* Aim *
Write out the material below again, unchanged.

* Available data *

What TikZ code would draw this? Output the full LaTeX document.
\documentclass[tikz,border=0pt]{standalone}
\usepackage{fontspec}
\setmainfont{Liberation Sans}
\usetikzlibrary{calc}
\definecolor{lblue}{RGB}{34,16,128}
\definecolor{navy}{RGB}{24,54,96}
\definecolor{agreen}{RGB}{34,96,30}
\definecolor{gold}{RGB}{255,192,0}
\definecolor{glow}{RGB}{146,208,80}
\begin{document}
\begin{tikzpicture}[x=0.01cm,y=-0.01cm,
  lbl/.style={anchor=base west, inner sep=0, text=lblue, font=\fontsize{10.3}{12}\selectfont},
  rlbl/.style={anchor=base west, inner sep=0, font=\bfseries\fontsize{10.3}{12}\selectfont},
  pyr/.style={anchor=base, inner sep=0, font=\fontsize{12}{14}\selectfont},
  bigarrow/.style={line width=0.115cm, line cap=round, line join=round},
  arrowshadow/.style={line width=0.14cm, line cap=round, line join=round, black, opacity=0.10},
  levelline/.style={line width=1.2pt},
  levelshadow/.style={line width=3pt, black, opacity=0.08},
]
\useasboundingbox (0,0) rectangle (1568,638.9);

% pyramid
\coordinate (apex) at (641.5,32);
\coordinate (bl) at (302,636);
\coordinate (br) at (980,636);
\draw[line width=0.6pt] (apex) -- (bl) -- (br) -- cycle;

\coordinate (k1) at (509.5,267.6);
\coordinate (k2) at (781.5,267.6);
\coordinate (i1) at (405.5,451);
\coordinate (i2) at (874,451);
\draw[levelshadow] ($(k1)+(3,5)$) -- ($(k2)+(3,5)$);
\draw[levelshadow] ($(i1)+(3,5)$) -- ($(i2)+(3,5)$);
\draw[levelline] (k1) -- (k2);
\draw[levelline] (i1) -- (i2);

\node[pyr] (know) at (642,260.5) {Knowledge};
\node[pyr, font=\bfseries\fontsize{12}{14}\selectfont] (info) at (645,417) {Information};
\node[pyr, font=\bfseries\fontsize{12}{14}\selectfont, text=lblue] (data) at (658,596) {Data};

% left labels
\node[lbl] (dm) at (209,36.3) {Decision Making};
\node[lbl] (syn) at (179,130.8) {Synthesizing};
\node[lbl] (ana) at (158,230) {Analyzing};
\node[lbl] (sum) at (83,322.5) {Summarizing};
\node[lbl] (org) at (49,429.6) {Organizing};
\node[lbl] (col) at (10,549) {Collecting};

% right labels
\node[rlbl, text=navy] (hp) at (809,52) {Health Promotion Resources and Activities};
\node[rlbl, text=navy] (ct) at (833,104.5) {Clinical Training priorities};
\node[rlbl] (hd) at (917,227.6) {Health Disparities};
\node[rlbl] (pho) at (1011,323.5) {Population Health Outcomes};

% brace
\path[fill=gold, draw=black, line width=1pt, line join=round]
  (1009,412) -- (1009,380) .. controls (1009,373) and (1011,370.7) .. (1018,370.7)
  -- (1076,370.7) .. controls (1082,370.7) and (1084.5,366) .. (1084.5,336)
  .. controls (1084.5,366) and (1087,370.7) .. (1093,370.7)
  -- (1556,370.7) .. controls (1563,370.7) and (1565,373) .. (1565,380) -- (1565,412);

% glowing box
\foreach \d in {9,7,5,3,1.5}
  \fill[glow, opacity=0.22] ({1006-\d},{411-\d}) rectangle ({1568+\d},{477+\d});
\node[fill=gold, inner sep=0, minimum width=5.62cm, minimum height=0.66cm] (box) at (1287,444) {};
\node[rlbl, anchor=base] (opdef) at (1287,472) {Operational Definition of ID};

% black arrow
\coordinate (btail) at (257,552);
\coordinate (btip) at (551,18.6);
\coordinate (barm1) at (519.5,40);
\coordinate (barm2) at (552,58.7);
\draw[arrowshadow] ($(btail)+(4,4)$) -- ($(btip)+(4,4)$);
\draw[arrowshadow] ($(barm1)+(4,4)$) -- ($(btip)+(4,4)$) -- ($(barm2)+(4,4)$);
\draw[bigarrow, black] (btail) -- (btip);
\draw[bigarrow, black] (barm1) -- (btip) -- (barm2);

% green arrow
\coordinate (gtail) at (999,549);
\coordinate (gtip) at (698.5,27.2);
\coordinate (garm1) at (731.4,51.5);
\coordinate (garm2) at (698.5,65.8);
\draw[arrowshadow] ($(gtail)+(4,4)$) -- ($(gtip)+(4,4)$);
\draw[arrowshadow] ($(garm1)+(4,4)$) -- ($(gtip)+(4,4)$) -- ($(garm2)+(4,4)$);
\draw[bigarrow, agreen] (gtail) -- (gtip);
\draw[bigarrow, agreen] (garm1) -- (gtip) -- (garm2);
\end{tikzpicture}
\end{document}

* Final answer *
What TikZ code would draw this? Output the full LaTeX document.
\documentclass[tikz,border=0pt]{standalone}
\usepackage{fontspec}
\setmainfont{Liberation Sans}
\usetikzlibrary{calc}
\definecolor{lblue}{RGB}{34,16,128}
\definecolor{navy}{RGB}{24,54,96}
\definecolor{agreen}{RGB}{34,96,30}
\definecolor{gold}{RGB}{255,192,0}
\definecolor{glow}{RGB}{146,208,80}
\begin{document}
\begin{tikzpicture}[x=0.01cm,y=-0.01cm,
  lbl/.style={anchor=base west, inner sep=0, text=lblue, font=\fontsize{10.3}{12}\selectfont},
  rlbl/.style={anchor=base west, inner sep=0, font=\bfseries\fontsize{10.3}{12}\selectfont},
  pyr/.style={anchor=base, inner sep=0, font=\fontsize{12}{14}\selectfont},
  bigarrow/.style={line width=0.115cm, line cap=round, line join=round},
  arrowshadow/.style={line width=0.14cm, line cap=round, line join=round, black, opacity=0.10},
  levelline/.style={line width=1.2pt},
  levelshadow/.style={line width=3pt, black, opacity=0.08},
]
\useasboundingbox (0,0) rectangle (1568,638.9);

% pyramid
\coordinate (apex) at (641.5,32);
\coordinate (bl) at (302,636);
\coordinate (br) at (980,636);
\draw[line width=0.6pt] (apex) -- (bl) -- (br) -- cycle;

\coordinate (k1) at (509.5,267.6);
\coordinate (k2) at (781.5,267.6);
\coordinate (i1) at (405.5,451);
\coordinate (i2) at (874,451);
\draw[levelshadow] ($(k1)+(3,5)$) -- ($(k2)+(3,5)$);
\draw[levelshadow] ($(i1)+(3,5)$) -- ($(i2)+(3,5)$);
\draw[levelline] (k1) -- (k2);
\draw[levelline] (i1) -- (i2);

\node[pyr] (know) at (642,260.5) {Knowledge};
\node[pyr, font=\bfseries\fontsize{12}{14}\selectfont] (info) at (645,417) {Information};
\node[pyr, font=\bfseries\fontsize{12}{14}\selectfont, text=lblue] (data) at (658,596) {Data};

% left labels
\node[lbl] (dm) at (209,36.3) {Decision Making};
\node[lbl] (syn) at (179,130.8) {Synthesizing};
\node[lbl] (ana) at (158,230) {Analyzing};
\node[lbl] (sum) at (83,322.5) {Summarizing};
\node[lbl] (org) at (49,429.6) {Organizing};
\node[lbl] (col) at (10,549) {Collecting};

% right labels
\node[rlbl, text=navy] (hp) at (809,52) {Health Promotion Resources and Activities};
\node[rlbl, text=navy] (ct) at (833,104.5) {Clinical Training priorities};
\node[rlbl] (hd) at (917,227.6) {Health Disparities};
\node[rlbl] (pho) at (1011,323.5) {Population Health Outcomes};

% brace
\path[fill=gold, draw=black, line width=1pt, line join=round]
  (1009,412) -- (1009,380) .. controls (1009,373) and (1011,370.7) .. (1018,370.7)
  -- (1076,370.7) .. controls (1082,370.7) and (1084.5,366) .. (1084.5,336)
  .. controls (1084.5,366) and (1087,370.7) .. (1093,370.7)
  -- (1556,370.7) .. controls (1563,370.7) and (1565,373) .. (1565,380) -- (1565,412);

% glowing box
\foreach \d in {9,7,5,3,1.5}
  \fill[glow, opacity=0.22] ({1006-\d},{411-\d}) rectangle ({1568+\d},{477+\d});
\node[fill=gold, inner sep=0, minimum width=5.62cm, minimum height=0.66cm] (box) at (1287,444) {};
\node[rlbl, anchor=base] (opdef) at (1287,472) {Operational Definition of ID};

% black arrow
\coordinate (btail) at (257,552);
\coordinate (btip) at (551,18.6);
\coordinate (barm1) at (519.5,40);
\coordinate (barm2) at (552,58.7);
\draw[arrowshadow] ($(btail)+(4,4)$) -- ($(btip)+(4,4)$);
\draw[arrowshadow] ($(barm1)+(4,4)$) -- ($(btip)+(4,4)$) -- ($(barm2)+(4,4)$);
\draw[bigarrow, black] (btail) -- (btip);
\draw[bigarrow, black] (barm1) -- (btip) -- (barm2);

% green arrow
\coordinate (gtail) at (999,549);
\coordinate (gtip) at (698.5,27.2);
\coordinate (garm1) at (731.4,51.5);
\coordinate (garm2) at (698.5,65.8);
\draw[arrowshadow] ($(gtail)+(4,4)$) -- ($(gtip)+(4,4)$);
\draw[arrowshadow] ($(garm1)+(4,4)$) -- ($(gtip)+(4,4)$) -- ($(garm2)+(4,4)$);
\draw[bigarrow, agreen] (gtail) -- (gtip);
\draw[bigarrow, agreen] (garm1) -- (gtip) -- (garm2);
\end{tikzpicture}
\end{document}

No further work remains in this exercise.